## Exercise prompt:
Below is a listing to write out in full, exactly as given, without its pictures.

'''

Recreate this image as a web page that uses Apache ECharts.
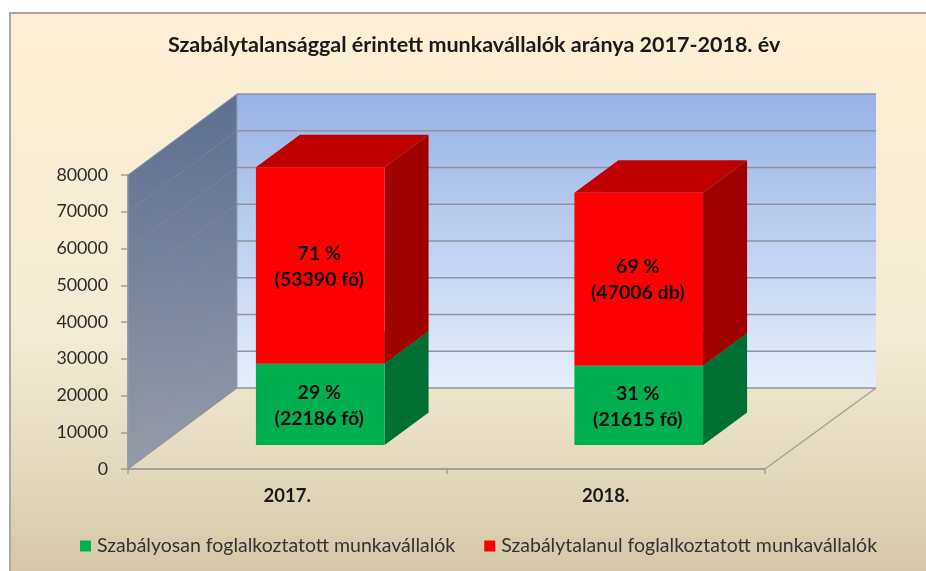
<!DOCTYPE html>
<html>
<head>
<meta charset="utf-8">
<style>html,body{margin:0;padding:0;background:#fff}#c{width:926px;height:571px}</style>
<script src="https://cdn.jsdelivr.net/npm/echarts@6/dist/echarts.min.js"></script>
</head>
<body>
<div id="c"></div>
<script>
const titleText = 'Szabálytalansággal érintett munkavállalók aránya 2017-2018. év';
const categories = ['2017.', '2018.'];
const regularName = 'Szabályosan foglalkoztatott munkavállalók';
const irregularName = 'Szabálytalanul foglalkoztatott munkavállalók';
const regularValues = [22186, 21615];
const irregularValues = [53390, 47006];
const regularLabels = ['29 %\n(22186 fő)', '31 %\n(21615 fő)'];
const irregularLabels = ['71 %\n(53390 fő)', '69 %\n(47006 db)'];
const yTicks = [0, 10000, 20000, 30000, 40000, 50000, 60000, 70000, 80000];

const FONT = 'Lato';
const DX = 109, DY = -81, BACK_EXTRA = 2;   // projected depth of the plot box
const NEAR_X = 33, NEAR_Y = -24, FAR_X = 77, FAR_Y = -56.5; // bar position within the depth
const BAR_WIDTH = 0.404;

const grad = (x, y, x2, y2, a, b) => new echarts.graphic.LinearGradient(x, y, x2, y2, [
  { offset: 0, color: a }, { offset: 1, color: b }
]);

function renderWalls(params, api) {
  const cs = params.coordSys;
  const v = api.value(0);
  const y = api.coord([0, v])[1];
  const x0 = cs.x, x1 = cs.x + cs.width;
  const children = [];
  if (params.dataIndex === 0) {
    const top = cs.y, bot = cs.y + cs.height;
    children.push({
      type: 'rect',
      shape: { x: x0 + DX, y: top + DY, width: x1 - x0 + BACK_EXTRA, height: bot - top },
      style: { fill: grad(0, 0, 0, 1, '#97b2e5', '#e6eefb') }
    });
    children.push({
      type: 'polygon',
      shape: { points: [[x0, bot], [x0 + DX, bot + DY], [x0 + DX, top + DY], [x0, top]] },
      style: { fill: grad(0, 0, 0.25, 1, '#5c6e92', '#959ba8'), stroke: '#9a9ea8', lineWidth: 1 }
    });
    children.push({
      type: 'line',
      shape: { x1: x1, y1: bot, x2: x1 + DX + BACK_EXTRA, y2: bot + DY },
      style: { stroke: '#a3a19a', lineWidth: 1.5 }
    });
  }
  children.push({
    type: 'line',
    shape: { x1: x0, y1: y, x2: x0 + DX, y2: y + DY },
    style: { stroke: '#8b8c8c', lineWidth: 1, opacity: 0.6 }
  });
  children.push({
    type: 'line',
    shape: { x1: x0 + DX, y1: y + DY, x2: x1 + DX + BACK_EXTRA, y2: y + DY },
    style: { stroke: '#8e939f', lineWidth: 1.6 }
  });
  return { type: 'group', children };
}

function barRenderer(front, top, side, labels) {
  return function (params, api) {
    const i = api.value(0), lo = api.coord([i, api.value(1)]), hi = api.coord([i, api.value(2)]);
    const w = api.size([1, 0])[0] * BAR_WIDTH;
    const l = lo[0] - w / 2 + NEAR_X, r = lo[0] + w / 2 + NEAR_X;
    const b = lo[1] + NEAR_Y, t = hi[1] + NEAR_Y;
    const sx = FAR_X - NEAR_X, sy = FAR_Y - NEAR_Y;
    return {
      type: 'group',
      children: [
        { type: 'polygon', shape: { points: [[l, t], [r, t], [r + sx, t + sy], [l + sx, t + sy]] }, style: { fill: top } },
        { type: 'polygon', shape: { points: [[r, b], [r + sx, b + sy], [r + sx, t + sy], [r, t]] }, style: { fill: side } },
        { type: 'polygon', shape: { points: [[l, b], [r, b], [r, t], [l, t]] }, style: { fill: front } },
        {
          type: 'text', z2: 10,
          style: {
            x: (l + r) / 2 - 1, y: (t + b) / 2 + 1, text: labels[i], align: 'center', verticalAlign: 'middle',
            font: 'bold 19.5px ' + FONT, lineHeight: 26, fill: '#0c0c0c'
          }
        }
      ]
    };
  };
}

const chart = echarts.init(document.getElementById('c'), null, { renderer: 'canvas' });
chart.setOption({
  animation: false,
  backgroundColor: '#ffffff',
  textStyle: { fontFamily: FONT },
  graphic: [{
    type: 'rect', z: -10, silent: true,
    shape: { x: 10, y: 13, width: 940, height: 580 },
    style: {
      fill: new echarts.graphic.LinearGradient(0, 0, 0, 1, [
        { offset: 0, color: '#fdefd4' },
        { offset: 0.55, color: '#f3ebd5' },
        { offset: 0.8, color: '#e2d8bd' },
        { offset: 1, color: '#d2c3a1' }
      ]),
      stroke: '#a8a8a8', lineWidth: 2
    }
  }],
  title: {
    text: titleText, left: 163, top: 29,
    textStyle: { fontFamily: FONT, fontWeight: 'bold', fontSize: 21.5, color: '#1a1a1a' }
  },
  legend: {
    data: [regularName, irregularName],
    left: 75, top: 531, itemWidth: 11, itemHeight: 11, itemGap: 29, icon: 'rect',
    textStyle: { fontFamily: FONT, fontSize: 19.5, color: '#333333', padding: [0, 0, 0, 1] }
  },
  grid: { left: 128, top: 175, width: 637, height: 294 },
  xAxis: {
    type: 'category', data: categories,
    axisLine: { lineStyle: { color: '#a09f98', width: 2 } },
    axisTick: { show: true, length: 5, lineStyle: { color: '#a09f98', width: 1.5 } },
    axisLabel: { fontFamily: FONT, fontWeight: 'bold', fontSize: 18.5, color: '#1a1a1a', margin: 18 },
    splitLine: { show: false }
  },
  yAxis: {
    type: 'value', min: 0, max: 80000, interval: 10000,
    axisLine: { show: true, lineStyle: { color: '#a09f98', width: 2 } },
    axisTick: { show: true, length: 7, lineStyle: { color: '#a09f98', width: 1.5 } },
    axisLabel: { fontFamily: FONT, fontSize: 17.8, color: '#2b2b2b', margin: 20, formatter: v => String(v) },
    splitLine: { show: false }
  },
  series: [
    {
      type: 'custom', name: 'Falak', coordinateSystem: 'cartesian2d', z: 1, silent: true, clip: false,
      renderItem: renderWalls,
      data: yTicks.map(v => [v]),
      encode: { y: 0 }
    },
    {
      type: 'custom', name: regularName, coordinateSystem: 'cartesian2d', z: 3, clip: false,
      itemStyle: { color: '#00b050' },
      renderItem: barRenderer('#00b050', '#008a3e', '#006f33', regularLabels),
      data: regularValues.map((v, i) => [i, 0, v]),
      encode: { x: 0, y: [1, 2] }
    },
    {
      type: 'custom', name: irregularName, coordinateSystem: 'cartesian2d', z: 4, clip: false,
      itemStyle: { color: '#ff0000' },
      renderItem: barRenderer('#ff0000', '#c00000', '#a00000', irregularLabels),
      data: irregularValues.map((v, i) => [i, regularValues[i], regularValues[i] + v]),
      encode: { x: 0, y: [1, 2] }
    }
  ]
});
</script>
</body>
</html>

'''

## Output for this task:
Recreate this image as a web page that uses Apache ECharts.
<!DOCTYPE html>
<html>
<head>
<meta charset="utf-8">
<style>html,body{margin:0;padding:0;background:#fff}#c{width:926px;height:571px}</style>
<script src="https://cdn.jsdelivr.net/npm/echarts@6/dist/echarts.min.js"></script>
</head>
<body>
<div id="c"></div>
<script>
const titleText = 'Szabálytalansággal érintett munkavállalók aránya 2017-2018. év';
const categories = ['2017.', '2018.'];
const regularName = 'Szabályosan foglalkoztatott munkavállalók';
const irregularName = 'Szabálytalanul foglalkoztatott munkavállalók';
const regularValues = [22186, 21615];
const irregularValues = [53390, 47006];
const regularLabels = ['29 %\n(22186 fő)', '31 %\n(21615 fő)'];
const irregularLabels = ['71 %\n(53390 fő)', '69 %\n(47006 db)'];
const yTicks = [0, 10000, 20000, 30000, 40000, 50000, 60000, 70000, 80000];

const FONT = 'Lato';
const DX = 109, DY = -81, BACK_EXTRA = 2;   // projected depth of the plot box
const NEAR_X = 33, NEAR_Y = -24, FAR_X = 77, FAR_Y = -56.5; // bar position within the depth
const BAR_WIDTH = 0.404;

const grad = (x, y, x2, y2, a, b) => new echarts.graphic.LinearGradient(x, y, x2, y2, [
  { offset: 0, color: a }, { offset: 1, color: b }
]);

function renderWalls(params, api) {
  const cs = params.coordSys;
  const v = api.value(0);
  const y = api.coord([0, v])[1];
  const x0 = cs.x, x1 = cs.x + cs.width;
  const children = [];
  if (params.dataIndex === 0) {
    const top = cs.y, bot = cs.y + cs.height;
    children.push({
      type: 'rect',
      shape: { x: x0 + DX, y: top + DY, width: x1 - x0 + BACK_EXTRA, height: bot - top },
      style: { fill: grad(0, 0, 0, 1, '#97b2e5', '#e6eefb') }
    });
    children.push({
      type: 'polygon',
      shape: { points: [[x0, bot], [x0 + DX, bot + DY], [x0 + DX, top + DY], [x0, top]] },
      style: { fill: grad(0, 0, 0.25, 1, '#5c6e92', '#959ba8'), stroke: '#9a9ea8', lineWidth: 1 }
    });
    children.push({
      type: 'line',
      shape: { x1: x1, y1: bot, x2: x1 + DX + BACK_EXTRA, y2: bot + DY },
      style: { stroke: '#a3a19a', lineWidth: 1.5 }
    });
  }
  children.push({
    type: 'line',
    shape: { x1: x0, y1: y, x2: x0 + DX, y2: y + DY },
    style: { stroke: '#8b8c8c', lineWidth: 1, opacity: 0.6 }
  });
  children.push({
    type: 'line',
    shape: { x1: x0 + DX, y1: y + DY, x2: x1 + DX + BACK_EXTRA, y2: y + DY },
    style: { stroke: '#8e939f', lineWidth: 1.6 }
  });
  return { type: 'group', children };
}

function barRenderer(front, top, side, labels) {
  return function (params, api) {
    const i = api.value(0), lo = api.coord([i, api.value(1)]), hi = api.coord([i, api.value(2)]);
    const w = api.size([1, 0])[0] * BAR_WIDTH;
    const l = lo[0] - w / 2 + NEAR_X, r = lo[0] + w / 2 + NEAR_X;
    const b = lo[1] + NEAR_Y, t = hi[1] + NEAR_Y;
    const sx = FAR_X - NEAR_X, sy = FAR_Y - NEAR_Y;
    return {
      type: 'group',
      children: [
        { type: 'polygon', shape: { points: [[l, t], [r, t], [r + sx, t + sy], [l + sx, t + sy]] }, style: { fill: top } },
        { type: 'polygon', shape: { points: [[r, b], [r + sx, b + sy], [r + sx, t + sy], [r, t]] }, style: { fill: side } },
        { type: 'polygon', shape: { points: [[l, b], [r, b], [r, t], [l, t]] }, style: { fill: front } },
        {
          type: 'text', z2: 10,
          style: {
            x: (l + r) / 2 - 1, y: (t + b) / 2 + 1, text: labels[i], align: 'center', verticalAlign: 'middle',
            font: 'bold 19.5px ' + FONT, lineHeight: 26, fill: '#0c0c0c'
          }
        }
      ]
    };
  };
}

const chart = echarts.init(document.getElementById('c'), null, { renderer: 'canvas' });
chart.setOption({
  animation: false,
  backgroundColor: '#ffffff',
  textStyle: { fontFamily: FONT },
  graphic: [{
    type: 'rect', z: -10, silent: true,
    shape: { x: 10, y: 13, width: 940, height: 580 },
    style: {
      fill: new echarts.graphic.LinearGradient(0, 0, 0, 1, [
        { offset: 0, color: '#fdefd4' },
        { offset: 0.55, color: '#f3ebd5' },
        { offset: 0.8, color: '#e2d8bd' },
        { offset: 1, color: '#d2c3a1' }
      ]),
      stroke: '#a8a8a8', lineWidth: 2
    }
  }],
  title: {
    text: titleText, left: 163, top: 29,
    textStyle: { fontFamily: FONT, fontWeight: 'bold', fontSize: 21.5, color: '#1a1a1a' }
  },
  legend: {
    data: [regularName, irregularName],
    left: 75, top: 531, itemWidth: 11, itemHeight: 11, itemGap: 29, icon: 'rect',
    textStyle: { fontFamily: FONT, fontSize: 19.5, color: '#333333', padding: [0, 0, 0, 1] }
  },
  grid: { left: 128, top: 175, width: 637, height: 294 },
  xAxis: {
    type: 'category', data: categories,
    axisLine: { lineStyle: { color: '#a09f98', width: 2 } },
    axisTick: { show: true, length: 5, lineStyle: { color: '#a09f98', width: 1.5 } },
    axisLabel: { fontFamily: FONT, fontWeight: 'bold', fontSize: 18.5, color: '#1a1a1a', margin: 18 },
    splitLine: { show: false }
  },
  yAxis: {
    type: 'value', min: 0, max: 80000, interval: 10000,
    axisLine: { show: true, lineStyle: { color: '#a09f98', width: 2 } },
    axisTick: { show: true, length: 7, lineStyle: { color: '#a09f98', width: 1.5 } },
    axisLabel: { fontFamily: FONT, fontSize: 17.8, color: '#2b2b2b', margin: 20, formatter: v => String(v) },
    splitLine: { show: false }
  },
  series: [
    {
      type: 'custom', name: 'Falak', coordinateSystem: 'cartesian2d', z: 1, silent: true, clip: false,
      renderItem: renderWalls,
      data: yTicks.map(v => [v]),
      encode: { y: 0 }
    },
    {
      type: 'custom', name: regularName, coordinateSystem: 'cartesian2d', z: 3, clip: false,
      itemStyle: { color: '#00b050' },
      renderItem: barRenderer('#00b050', '#008a3e', '#006f33', regularLabels),
      data: regularValues.map((v, i) => [i, 0, v]),
      encode: { x: 0, y: [1, 2] }
    },
    {
      type: 'custom', name: irregularName, coordinateSystem: 'cartesian2d', z: 4, clip: false,
      itemStyle: { color: '#ff0000' },
      renderItem: barRenderer('#ff0000', '#c00000', '#a00000', irregularLabels),
      data: irregularValues.map((v, i) => [i, regularValues[i], regularValues[i] + v]),
      encode: { x: 0, y: [1, 2] }
    }
  ]
});
</script>
</body>
</html>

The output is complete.